Là, il se hissa péniblement hors de l'eau, et se retourna enfin pour contempler son œuvre. La cachalot robot dont l'origine et l'utilité demeuraient toujours un mystère épais ne ressemblait plus vraiment à un cachalot, ni à un robot. Fumée noire et départs de feu, pistons à l'air et huile noire brillante. Clint se félicita pour un travail bien fait.

Il allait encore falloir qu'il trouvât Anton Kaiser pour lui ficher une flèche entre les deux yeux, mais il méritait bien deux minutes pour reprendre son souffle et ses esprits après avoir bataillé un robot cachalot.

Le fond sonore, mêlant obturateurs et sirènes, le fit revenir à la réalité. Une foule massée sur le quai avait l'attention braquée sur lui ainsi que sur la carcasse de la bête, et, à en croire les nombreux téléphones tendus à bout de bras, son exploit avait été dûment enregistré.

Il replongea sans demander son reste, avec effets cette fois.


« Après ça, j'ai contacté l'agent Sitwell, qui m'a ordonné de faire profil bas le temps qu'il mette sur pied une extraction et d'oublier Kaiser.
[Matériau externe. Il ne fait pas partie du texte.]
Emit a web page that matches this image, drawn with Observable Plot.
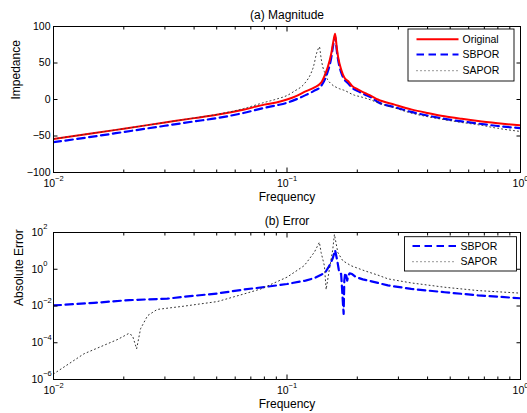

J'ai donc fait profil bas pendant une bonne semaine – »

Personne ne manqua l'accusation de lenteur et d'inefficacité sous-jacente, mais le principal concerné décida de simplement l'ignorer.

« – avant que l'équipe STRIKE rapplique, m'encercle en plein milieu d'une place bondée, me tase et me ramène en Amérique, où j'attends toujours une explication sur ce bazar. »

Entre le robot cachalot (peu importait combien de fois il se le répétait, ça ne deviendrait jamais moins ridicule), l'extraction inutilement violente, sans oublier extrêmement peu discrète, et l'absence de mensonge servi au public comme il était coutume, Clint était sincèrement consterné.

Fury fit semblant de ne pas remarquer que le regard de son agent était sur lui. Hill replaça une mèche derrière son oreille. Sitwell soupira. Coulson repassa un passage de la vidéo (le plongeon sans grâce aucune).

« Est-ce que c'est Stark ? insista Clint. Il se met aux cachalots après les armures ?

- Oh, je doute fortement que Stark s'intéresse aux cétacés, répondit Coulson sans se tourner vers lui. Autre chose, je ne dirais pas, mais un cachalot blanc ne lui ressemble pas du tout.

- Nous allons devoir nous habituer à confronter pire que Stark, » fit gravement Fury.

Clint pensa vaguement que si son patron essayait de lui faire comprendre que des événements tels que des robots cachalots allaient devenir monnaie courante dans leur travail, il était peut-être temps de présenter sa démission.

Puis il se souvint que l'humanité ne faisait pas pire que Stark, et conclut que Fury essayait juste de se la jouer, comme d'habitude.